Brookfield Asset Management has acquired, since it began investing for clients in the early 2000s, almost US$100 billion of properties during various business cycles and in nearly every real estate sector and strategy, with overall average 20% annualized gross returns, Flatt said.
Brookfield, with about US$850 billion in total assets under management and operating in 30 countries, also has divisions dedicated to infrastructure, private equity, renewable power, credit and insurance.
The company recently began fundraising for its fifth vintage opportunistic real estate fund.
"Historically, many of the substantial gains in real estate were made during periods of capital scarcity, so we are confident that investors will look to deploy meaningful amounts of capital to opportunistic real estate strategies in order to take advantage of the stress in the market, which is our sweet spot. As the funding markets turn, we expect to be a beneficiary," said Flatt in the letter.
Solid Fundamentals
The chief executive said despite challenges, most real estate fundamentals are strong and pointed to multifamily rents in the United States being up 15% year over year, premier office rents at all-time highs and rents for logistics properties growing by an average of 11%.

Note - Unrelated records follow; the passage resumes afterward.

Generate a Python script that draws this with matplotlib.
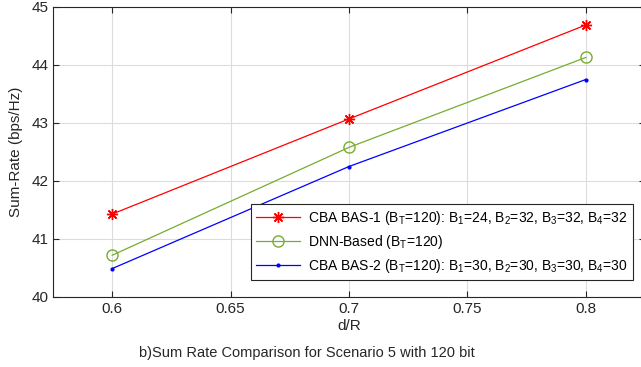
import matplotlib.pyplot as plt

plt.rcParams['font.family'] = ['Liberation Sans', 'DejaVu Sans']
plt.rcParams['mathtext.fontset'] = 'custom'
plt.rcParams['mathtext.rm'] = 'Liberation Sans'
plt.rcParams['mathtext.it'] = 'Liberation Sans'

# data
d_over_r = [0.6, 0.7, 0.8]
bas1 = [41.43, 43.07, 44.69]
dnn = [40.72, 42.58, 44.13]
bas2 = [40.49, 42.25, 43.75]

labels = [
    r'CBA BAS-1 (B$_T$=120): B$_1$=24, B$_2$=32, B$_3$=32, B$_4$=32',
    r'DNN-Based (B$_T$=120)',
    r'CBA BAS-2 (B$_T$=120): B$_1$=30, B$_2$=30, B$_3$=30, B$_4$=30',
]


def main():
    fig = plt.figure(figsize=(6.41, 3.67), dpi=100)
    ax = fig.add_axes([53 / 641, 70 / 367, 592 / 641, 290 / 367])

    ax.plot(d_over_r, bas1, color='red', marker=(8, 2, 0), markersize=8,
            markeredgewidth=1.0, linewidth=0.9, label=labels[0])
    ax.plot(d_over_r, dnn, color='#77ac30', marker='o', markersize=8,
            markerfacecolor='none', linewidth=0.9, label=labels[1])
    ax.plot(d_over_r, bas2, color='blue', marker='.', markersize=4,
            linewidth=0.9, label=labels[2])

    ax.set_xlim(0.575, 0.825)
    ax.set_ylim(40, 45)
    ax.set_xticks([0.6, 0.65, 0.7, 0.75, 0.8])
    ax.set_xticklabels(['0.6', '0.65', '0.7', '0.75', '0.8'])
    ax.set_yticks([40, 41, 42, 43, 44, 45])
    ax.grid(True, color='#dcdcdc', linewidth=0.8)
    ax.set_axisbelow(True)
    ax.tick_params(direction='in', top=True, right=True, labelsize=11,
                   color='#262626', labelcolor='#262626', length=4)
    for s in ax.spines.values():
        s.set_color('#262626')
        s.set_linewidth(0.8)

    ax.set_xlabel('d/R', fontsize=11, color='#262626', labelpad=2)
    ax.set_ylabel('Sum-Rate (bps/Hz)', fontsize=11, color='#262626', labelpad=6)

    leg = ax.legend(loc='lower right', bbox_to_anchor=(640 / 641, 80 / 367),
                    bbox_transform=fig.transFigure, fontsize=10,
                    fancybox=False, framealpha=1, edgecolor='#262626',
                    handlelength=3.2, borderpad=0.35, labelspacing=0.45,
                    handletextpad=0.6)
    leg.get_frame().set_linewidth(0.8)

    fig.text(307 / 641, 14 / 367,
             'b)Sum Rate Comparison for Scenario 5 with 120 bit',
             ha='center', va='center', fontsize=10.5, color='#262626')

    fig.savefig('out.png', dpi=100)
    plt.close(fig)


if __name__ == "__main__":
    main()
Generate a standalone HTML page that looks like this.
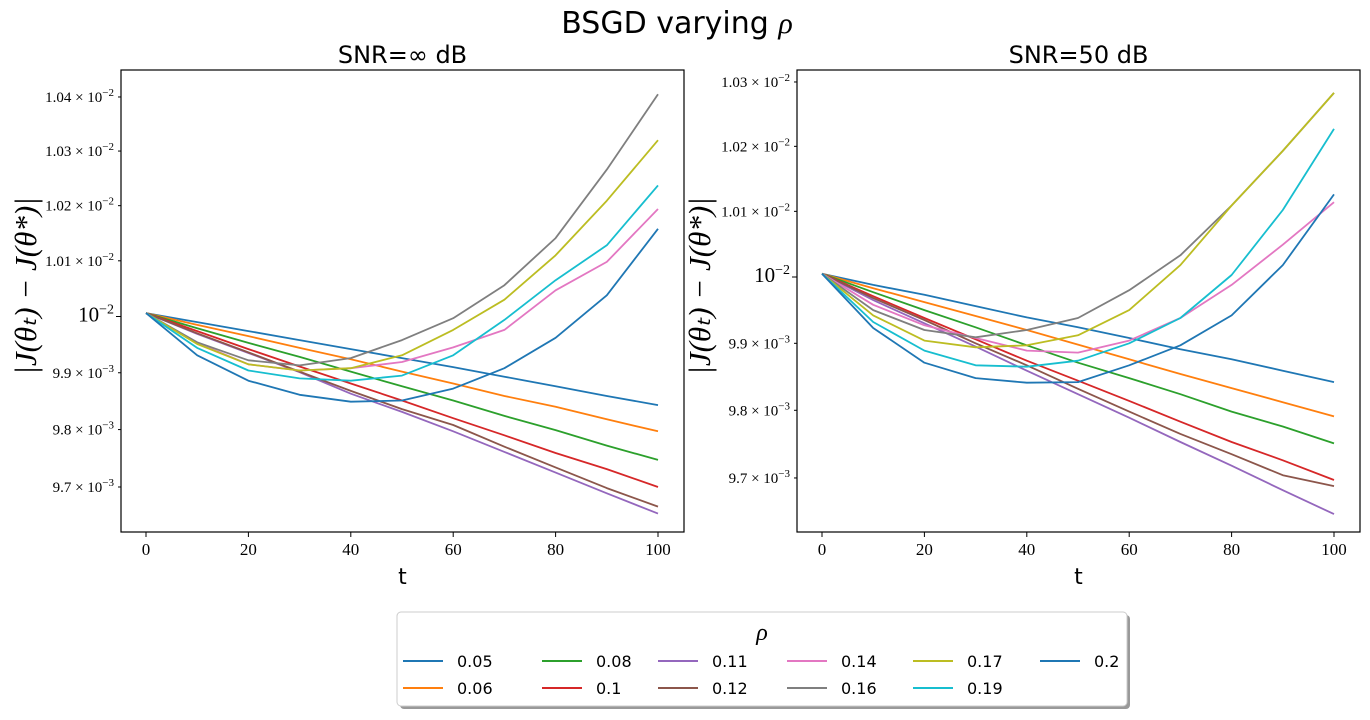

"Hotel rooms are full, with (average daily rates) ahead of pre-pandemic levels, and high-quality retail centers hit record sales in 2022," said Flatt.
The CEO noted supply issues that include land constraints, the high cost of materials and scarce financing, which he predicted will keep new commercial real estate supply to a minimum, allowing continued rent growth that often outpaces inflation.
He said Brookfield achieved double-digit rent growth and 2.4 million square feet of leasing year-to-date across its logistics portfolio in the United States despite market disruptions:
Revenue at the company's Indian hotel business exceeded plans by 25% year-to-date. Brookfield has about 99% occupancy in its Brazilian, South Korean and Dubai office portfolios, with renewal rates 20% ahead of plan, according to the CEO.
"The Brookfield ecosystem enables us to unearth attractive opportunities that others may overlook or cannot undertake and to react to changing market conditions in real-time, on an asset-by-asset basis," said Flatt.
"Given the turmoil markets across the globe are experiencing, we believe there is tremendous opportunity ahead to acquire some great real estate for value, once again."